プレテク理論導入を10年は遅らせた日本のルイセンコ=井尻正二
 ただ、形を変えたルイセンコ亜流は、日本地質学界で一時期主流を占めた。日本のルイセンコとも呼ぶべき井尻正二(日本共産党員)が長く支配した地団研が日本地質学会を牛耳り、井尻のイデオロギー支配のために、日本にプレート・テクトニクス理論の導入が10年は遅れたのである。
 東日本大震災の際も、海洋性大地震のメカニズムとして、テレビでも必ず紹介されたプレート・テクトニクス理論だが、共産党員の井尻により、弁証法的唯物論にそぐわない機械論として、アメリカ生まれのプレート・テクトニクス論は批判され、井尻の支配下にあった日本地質学会誌上ではプレテクに言及することすら許されなかった
 また井尻の意に沿わない地質学者は大学のポストにも就けず、研究費も冷遇され、研究者生命を実質的に絶たれた人も多かった。
 まさに戦後の自由の時代にぽっかりと開いた暗黒小宇宙が一時期の日本地質学会だったのである。

反原発という自分の意に沿わないから排斥
 このように政治が学問を支配し、従属させたことは、旧ソ連や日本地質学会に限ったことではない。文革期のスターリニスト中国でも、あるいは東欧圏でも普通のことであった。
 さて、今般の共産党と社民党のフロントの支配する自称市民団体による山下教授排斥運動である。このような策動を、自由な国の日本で許してよいのか?

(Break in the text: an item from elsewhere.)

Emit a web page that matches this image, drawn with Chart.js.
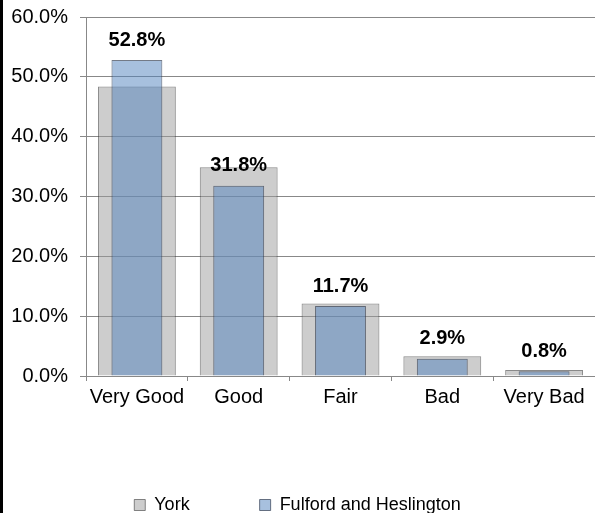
<!DOCTYPE html>
<html>
<head>
<meta charset="utf-8">
<script src="https://cdn.jsdelivr.net/npm/chart.js@4/dist/chart.umd.min.js"></script>
<style>
  html, body { margin: 0; padding: 0; background: #fff; }
  #wrap { position: relative; width: 595px; height: 513px; }
  #edge { position: absolute; left: 0; top: 0; width: 3px; height: 513px; background: #000; }
</style>
</head>
<body>
<div id="wrap">
  <canvas id="chart" width="595" height="513"></canvas>
  <div id="edge"></div>
</div>
<script>
const categories = ['Very Good', 'Good', 'Fair', 'Bad', 'Very Bad'];
const york = [48.4, 34.9, 12.1, 3.3, 1.0];
const fulford = [52.8, 31.8, 11.7, 2.9, 0.8];
const yTicks = [0, 10, 20, 30, 40, 50, 60];

Chart.defaults.font.family = '"Liberation Sans", Arial, sans-serif';
Chart.defaults.font.size = 20;
Chart.defaults.color = '#000';

const valueLabels = {
  id: 'valueLabels',
  afterDatasetsDraw(chart) {
    const ctx = chart.ctx;
    const meta = chart.getDatasetMeta(1);
    ctx.save();
    ctx.font = 'bold 20px "Liberation Sans", Arial, sans-serif';
    ctx.fillStyle = '#000';
    ctx.textAlign = 'center';
    ctx.textBaseline = 'middle';
    meta.data.forEach((bar, i) => {
      ctx.fillText(fulford[i].toFixed(1) + '%', bar.x, bar.y - 20);
    });
    ctx.restore();
  }
};

new Chart(document.getElementById('chart'), {
  type: 'bar',
  data: {
    labels: categories,
    datasets: [
      {
        label: 'York',
        data: york,
        backgroundColor: 'rgba(155,155,155,0.5)',
        borderColor: 'rgba(60,60,60,0.6)',
        borderWidth: 1,
        barPercentage: 0.765,
        categoryPercentage: 1,
        grouped: false,
        order: 2
      },
      {
        label: 'Fulford and Heslington',
        data: fulford,
        backgroundColor: 'rgba(79,129,189,0.5)',
        borderColor: 'rgba(40,50,70,0.65)',
        borderWidth: 1,
        barPercentage: 0.5,
        categoryPercentage: 1,
        grouped: false,
        order: 1
      }
    ]
  },
  options: {
    responsive: false,
    animation: false,
    layout: { padding: { top: 12, right: 0, left: 0, bottom: -11 } },
    plugins: {
      tooltip: { enabled: false },
      legend: {
        position: 'bottom',
        labels: {
          boxWidth: 11,
          boxHeight: 11,
          padding: 70,
          font: { size: 18 },
          sort: (a, b) => a.datasetIndex - b.datasetIndex
        }
      }
    },
    scales: {
      x: {
        offset: true,
        grid: { offset: true, drawOnChartArea: false, tickLength: 5, color: '#888' },
        border: { color: '#888' },
        ticks: { padding: 4 },
        afterFit: scale => { scale.height = 50; }
      },
      y: {
        min: 0,
        max: 60,
        afterBuildTicks: scale => { scale.ticks = yTicks.map(v => ({ value: v })); },
        afterFit: scale => { scale.width = 86; },
        grid: { color: '#888', tickLength: 6 },
        border: { color: '#888' },
        ticks: { padding: 12, font: { lineHeight: 0.5 }, callback: v => v.toFixed(1) + '%' }
      }
    }
  },
  plugins: [valueLabels]
});
</script>
</body>
</html>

 許してよいわけはあるまい。それは、まさにルイセンコ支配の再来である。
 実際、この声明のもたらす結果を憂慮して長崎大学の片峰茂学長は、23日、「山下教授は専門家として、原発事故による健康影響を一貫して科学的に正しく発言している」とするコメントをメディアに公表した。

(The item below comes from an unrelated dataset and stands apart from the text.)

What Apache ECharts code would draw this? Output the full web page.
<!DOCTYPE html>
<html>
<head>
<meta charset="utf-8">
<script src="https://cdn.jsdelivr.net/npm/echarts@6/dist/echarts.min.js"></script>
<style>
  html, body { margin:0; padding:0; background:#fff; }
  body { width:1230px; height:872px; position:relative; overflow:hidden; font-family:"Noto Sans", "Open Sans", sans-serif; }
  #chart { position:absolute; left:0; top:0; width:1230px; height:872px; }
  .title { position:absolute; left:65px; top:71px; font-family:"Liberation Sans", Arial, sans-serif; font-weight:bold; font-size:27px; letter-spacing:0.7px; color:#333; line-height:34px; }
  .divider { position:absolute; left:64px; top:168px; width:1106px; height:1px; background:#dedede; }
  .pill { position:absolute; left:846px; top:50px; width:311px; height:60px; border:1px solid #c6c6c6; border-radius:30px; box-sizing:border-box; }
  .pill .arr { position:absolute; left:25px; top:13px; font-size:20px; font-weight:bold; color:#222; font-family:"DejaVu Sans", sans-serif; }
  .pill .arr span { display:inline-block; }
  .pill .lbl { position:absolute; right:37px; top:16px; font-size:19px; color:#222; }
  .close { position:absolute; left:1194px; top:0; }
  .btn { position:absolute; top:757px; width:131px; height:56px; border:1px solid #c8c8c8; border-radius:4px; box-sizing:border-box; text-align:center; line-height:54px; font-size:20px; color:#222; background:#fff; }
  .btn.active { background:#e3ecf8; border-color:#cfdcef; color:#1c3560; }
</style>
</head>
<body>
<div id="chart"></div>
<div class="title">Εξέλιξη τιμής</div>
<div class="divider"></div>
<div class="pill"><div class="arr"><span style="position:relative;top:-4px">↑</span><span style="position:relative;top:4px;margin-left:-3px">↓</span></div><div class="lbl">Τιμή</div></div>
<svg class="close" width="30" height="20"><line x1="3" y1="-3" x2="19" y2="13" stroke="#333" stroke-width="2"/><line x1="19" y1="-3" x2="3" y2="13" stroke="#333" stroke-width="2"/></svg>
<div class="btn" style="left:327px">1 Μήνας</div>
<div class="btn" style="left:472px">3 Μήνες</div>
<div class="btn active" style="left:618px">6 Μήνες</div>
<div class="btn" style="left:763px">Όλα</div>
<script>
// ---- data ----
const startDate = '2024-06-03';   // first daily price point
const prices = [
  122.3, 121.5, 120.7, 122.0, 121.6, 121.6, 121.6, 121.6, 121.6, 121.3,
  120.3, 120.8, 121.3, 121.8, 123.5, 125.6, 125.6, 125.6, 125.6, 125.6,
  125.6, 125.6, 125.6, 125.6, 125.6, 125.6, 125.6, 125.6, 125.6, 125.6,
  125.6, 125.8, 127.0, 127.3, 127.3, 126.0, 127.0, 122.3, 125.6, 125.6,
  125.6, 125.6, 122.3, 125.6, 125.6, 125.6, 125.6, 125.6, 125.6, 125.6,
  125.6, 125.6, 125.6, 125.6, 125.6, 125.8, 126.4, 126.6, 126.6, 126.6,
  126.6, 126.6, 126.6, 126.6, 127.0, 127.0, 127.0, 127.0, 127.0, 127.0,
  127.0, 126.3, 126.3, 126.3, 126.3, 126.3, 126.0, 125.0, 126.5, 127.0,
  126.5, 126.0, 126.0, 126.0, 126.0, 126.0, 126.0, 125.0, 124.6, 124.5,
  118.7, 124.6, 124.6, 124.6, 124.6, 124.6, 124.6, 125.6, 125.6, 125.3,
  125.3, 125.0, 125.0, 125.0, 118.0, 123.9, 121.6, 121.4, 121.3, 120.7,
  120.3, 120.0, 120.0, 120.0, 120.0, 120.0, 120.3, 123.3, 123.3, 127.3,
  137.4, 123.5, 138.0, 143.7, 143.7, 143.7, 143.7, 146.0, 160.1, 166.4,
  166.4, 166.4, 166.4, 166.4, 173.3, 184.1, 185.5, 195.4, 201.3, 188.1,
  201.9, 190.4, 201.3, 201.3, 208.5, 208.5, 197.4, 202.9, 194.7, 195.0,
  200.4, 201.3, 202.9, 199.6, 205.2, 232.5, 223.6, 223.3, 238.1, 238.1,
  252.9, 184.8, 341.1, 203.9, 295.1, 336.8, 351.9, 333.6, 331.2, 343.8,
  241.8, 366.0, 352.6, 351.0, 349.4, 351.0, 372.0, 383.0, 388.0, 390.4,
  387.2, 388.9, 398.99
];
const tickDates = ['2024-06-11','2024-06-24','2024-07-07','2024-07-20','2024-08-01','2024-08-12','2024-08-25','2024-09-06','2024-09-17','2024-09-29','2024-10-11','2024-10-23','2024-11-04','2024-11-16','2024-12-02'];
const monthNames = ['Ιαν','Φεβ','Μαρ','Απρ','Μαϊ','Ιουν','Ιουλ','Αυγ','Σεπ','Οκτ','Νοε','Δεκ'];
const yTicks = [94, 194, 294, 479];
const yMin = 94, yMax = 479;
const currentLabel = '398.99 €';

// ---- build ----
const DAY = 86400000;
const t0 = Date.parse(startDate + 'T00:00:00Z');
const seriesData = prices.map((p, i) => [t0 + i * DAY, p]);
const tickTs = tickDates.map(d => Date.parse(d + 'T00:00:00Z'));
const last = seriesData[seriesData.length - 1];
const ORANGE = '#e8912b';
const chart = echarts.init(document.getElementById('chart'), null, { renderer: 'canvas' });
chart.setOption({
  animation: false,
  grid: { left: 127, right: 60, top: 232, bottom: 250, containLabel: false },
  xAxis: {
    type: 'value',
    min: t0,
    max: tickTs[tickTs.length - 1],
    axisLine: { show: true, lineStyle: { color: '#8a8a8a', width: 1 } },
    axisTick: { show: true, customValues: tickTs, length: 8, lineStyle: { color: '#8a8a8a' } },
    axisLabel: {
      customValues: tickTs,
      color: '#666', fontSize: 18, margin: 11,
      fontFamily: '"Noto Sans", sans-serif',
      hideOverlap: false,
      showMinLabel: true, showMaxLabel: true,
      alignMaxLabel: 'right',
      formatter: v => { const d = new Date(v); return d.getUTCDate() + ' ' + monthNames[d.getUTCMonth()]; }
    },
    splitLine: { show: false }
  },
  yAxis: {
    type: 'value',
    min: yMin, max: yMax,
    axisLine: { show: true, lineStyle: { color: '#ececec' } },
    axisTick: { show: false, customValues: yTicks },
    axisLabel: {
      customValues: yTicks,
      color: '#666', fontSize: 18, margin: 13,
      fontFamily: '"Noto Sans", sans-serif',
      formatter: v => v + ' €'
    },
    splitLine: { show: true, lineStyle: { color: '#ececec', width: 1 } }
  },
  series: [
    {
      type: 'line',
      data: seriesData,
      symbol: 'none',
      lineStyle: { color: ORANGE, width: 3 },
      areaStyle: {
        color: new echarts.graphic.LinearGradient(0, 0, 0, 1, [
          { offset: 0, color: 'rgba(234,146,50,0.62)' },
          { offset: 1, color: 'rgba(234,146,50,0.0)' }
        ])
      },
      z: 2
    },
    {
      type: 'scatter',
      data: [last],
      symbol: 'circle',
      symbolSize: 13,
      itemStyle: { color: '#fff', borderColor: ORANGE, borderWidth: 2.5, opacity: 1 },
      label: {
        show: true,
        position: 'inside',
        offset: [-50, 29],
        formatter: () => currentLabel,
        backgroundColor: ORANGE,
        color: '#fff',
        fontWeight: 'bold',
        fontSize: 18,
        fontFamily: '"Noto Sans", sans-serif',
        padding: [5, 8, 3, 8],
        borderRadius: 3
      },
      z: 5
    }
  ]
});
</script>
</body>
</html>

 片峰学長の指摘しているように放射能による健康リスクについては、極端な説も含めて様々に流布し、混乱状態である。自然放射線と大差のない学校グラウンドで運動もさせないなど、行き過ぎた対策が横行している。

風評被害を広げるのは、正しい科学的知識普及を妨害する奴らだ
 それが、風評被害を生んでいることははっきりしている。
 この中で、山下教授は被曝2世の科学者として、そして長く放射線障害を研究してきた専門家として、風評被害の蔓延の防止に重要な役割を果たしているのだ。片峰学長の言うように「原爆被爆を体験した大学として支援を続ける」というのは心強いが、元バラマキスト民主党の代議士であった佐藤知事は、決してこのような不当な圧力に屈するな、と釘を刺しておく。
 フクシマ風教被害を広げるのは、真っ当な放射能の知識の普及を妨害するこのような連中でなのである。